Nothing Experts 

9TH ANNUAL CONFERENCE OF THE SAMUEL BECKETT SOCIETY, Cal State LA, June 6  

I was at the conference. I don’t know why I was there. After all, my knowledge of Samuel Beckett was somewhat limited. I had read some of the fragments, some of the early prose. I knew they were about nothing, as well as something. I was no scholar. In any case, I was there, and there I was, at the Beckett conference. In the labyrinthine concrete structure I moved, to and fro, from the stairwell to the window, from window to the stairwell, from the stairwell to my seat, from my seat to the stairwell, and so on, until at last the panel on torture began. 

The theme of this year’s Samuel Beckett Society annual conference, hosted by Cal State LA, was “justice.” Last week, Beckett scholars, translators, and “enthusiasts” found themselves in El Sereno for three days of academic panels, roundtable discussions, and performances concerning what might broadly be called a “politics” of the last great modernist’s work. These proceedings, I was slightly disappointed to find, were not markedly more Beckettian than those of everyday human life. Despite the PowerPoint projector’s occasional announcement of “No Signal,” despite too the strange intermittent ding of one audience member’s iPad, we were not operating, that is, on an absurd, barren metaphysical plane where history, selfhood, and sense had been suspended.

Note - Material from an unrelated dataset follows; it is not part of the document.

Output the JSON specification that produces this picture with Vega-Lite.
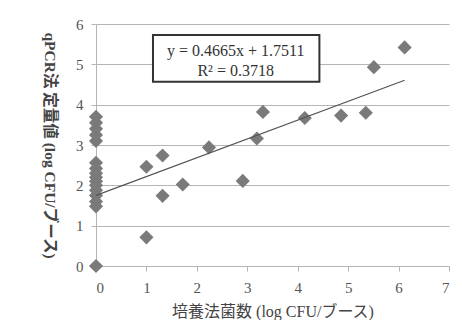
{
  "$schema": "https://vega.github.io/schema/vega-lite/v6.json",
  "autosize": {"type": "none"},
  "width": 353,
  "height": 242,
  "padding": {"left": 96, "top": 24, "right": 13, "bottom": 54},
  "background": "white",
  "config": {
    "view": {"stroke": null},
    "font": "Liberation Serif, Noto Sans CJK JP"
  },
  "datasets": {
    "pts": [
      {"culture": 0, "qpcr": 0},
      {"culture": 0, "qpcr": 1.48},
      {"culture": 0, "qpcr": 1.6},
      {"culture": 0, "qpcr": 1.75},
      {"culture": 0, "qpcr": 1.88},
      {"culture": 0, "qpcr": 2.0},
      {"culture": 0, "qpcr": 2.1},
      {"culture": 0, "qpcr": 2.2},
      {"culture": 0, "qpcr": 2.3},
      {"culture": 0, "qpcr": 2.42},
      {"culture": 0, "qpcr": 2.56},
      {"culture": 0, "qpcr": 3.1},
      {"culture": 0, "qpcr": 3.25},
      {"culture": 0, "qpcr": 3.4},
      {"culture": 0, "qpcr": 3.55},
      {"culture": 0, "qpcr": 3.7},
      {"culture": 1.0, "qpcr": 0.71},
      {"culture": 1.0, "qpcr": 2.46},
      {"culture": 1.32, "qpcr": 2.74},
      {"culture": 1.32, "qpcr": 1.74},
      {"culture": 1.72, "qpcr": 2.02},
      {"culture": 2.24, "qpcr": 2.94},
      {"culture": 2.91, "qpcr": 2.11},
      {"culture": 3.19, "qpcr": 3.16},
      {"culture": 3.31, "qpcr": 3.82},
      {"culture": 4.14, "qpcr": 3.67},
      {"culture": 4.86, "qpcr": 3.73},
      {"culture": 5.35, "qpcr": 3.8},
      {"culture": 5.51, "qpcr": 4.93},
      {"culture": 6.12, "qpcr": 5.42}
    ],
    "trend": [
      {"culture": 0, "qpcr": 1.7511},
      {"culture": 6.12, "qpcr": 4.606}
    ],
    "eq": [
      {"line": 1, "label": "y = 0.4665x + 1.7511", "xpos": 2.77, "ypos": 5.32},
      {"line": 2, "label": "R² = 0.3718", "xpos": 2.77, "ypos": 4.83}
    ]
  },
  "layer": [
    {
      "data": {"name": "pts"},
      "mark": {"type": "point", "shape": "diamond", "filled": true, "color": "#7a7a7a", "opacity": 1, "size": 200},
      "encoding": {
        "x": {
          "field": "culture", "type": "quantitative",
          "scale": {"domain": [0, 7], "nice": false, "zero": false},
          "axis": {
            "title": "培養法菌数 (log CFU/ブース)",
            "values": [0, 1, 2, 3, 4, 5, 6, 7],
            "grid": false,
            "domainColor": "#b5b5b5",
            "tickColor": "#b5b5b5",
            "tickSize": 5,
            "labelPadding": 9,
            "labelFontSize": 15,
            "labelColor": "#555",
            "titleFontSize": 16,
            "titleFontWeight": "normal",
            "titleColor": "#444",
            "titlePadding": 8
          }
        },
        "y": {
          "field": "qpcr", "type": "quantitative",
          "scale": {"domain": [0, 6], "nice": false},
          "axis": {
            "title": "qPCR法 定量値 (log CFU/ブース)",
            "values": [0, 1, 2, 3, 4, 5, 6],
            "grid": true,
            "gridColor": "#b5b5b5",
            "domainColor": "#b5b5b5",
            "tickColor": "#b5b5b5",
            "tickSize": 5,
            "labelPadding": 8,
            "labelFontSize": 15,
            "labelColor": "#555",
            "titleAngle": 90,
            "titleFontSize": 15.5,
            "titleFontWeight": "bold",
            "titleColor": "#444",
            "titlePadding": 34
          }
        }
      }
    },
    {
      "data": {"name": "trend"},
      "mark": {"type": "line", "color": "#555", "strokeWidth": 1.2},
      "encoding": {
        "x": {"field": "culture", "type": "quantitative"},
        "y": {"field": "qpcr", "type": "quantitative"}
      }
    },
    {
      "data": {"values": [{}]},
      "mark": {"type": "rect", "fill": "white", "stroke": "#333", "strokeWidth": 2},
      "encoding": {
        "x": {"datum": 1.13},
        "x2": {"datum": 4.43},
        "y": {"datum": 5.73},
        "y2": {"datum": 4.57}
      }
    },
    {
      "data": {"name": "eq"},
      "mark": {"type": "text", "fontSize": 16, "color": "#333", "align": "center", "baseline": "middle"},
      "encoding": {
        "x": {"field": "xpos", "type": "quantitative"},
        "y": {"field": "ypos", "type": "quantitative"},
        "text": {"field": "label"}
      }
    }
  ]
}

We were in the JFK Memorial Library, with sliced fruit, muffins, and discrete individuals who spoke multisyllabic words such as “postcolonial.” No arrival would be withheld: we were sticking to the schedule. 

I was curious about how Beckett’s work—which largely denies any cogent narration of consciousness—could be put in service of political objectives that are more or less based on stable social identities. His aesthetics of negation and silence, it turns out, are quite flexible. One by one the panelists rose and delivered their papers to a small audience of academics and bespectacled hipsters. As discussions traversed niche topics from nineteenth-century vagrancy law to Mâconnais agricultural labor, I came to understand Beckett to be subversive not despite his sense of the impossibility of being a person, but precisely because of it. The world desperately wants to make sense. It requires us to be legitimate subjects within it: singular, private, without contradiction. Such a requirement, Beckett knows, is deeply absurd. So when his work seems unreal and obtuse, it is not because it is severed from reality, but rather because reality itself is bewildering, violent, stupid, and tiring. 

In this way, I learned that Beckett is perhaps the ultimate realist. His writing deals in exhaustion. This I understood, for I was tired. As I went in search of an exit, I could and could not think. My so-called thoughts, ordinarily formless and void of language, had taken on a rather early-Beckettian quality themselves. They came to me as little plastic words seen one at a time and each shiny in the dark and strung in my skull just so with no marks or commas between them, excepting the occasional contradictory appositive, and yes on and on like that each thought would run, nonsense and nearly nothing, until at last there would appear a small dot to suggest that it was, perhaps, the end.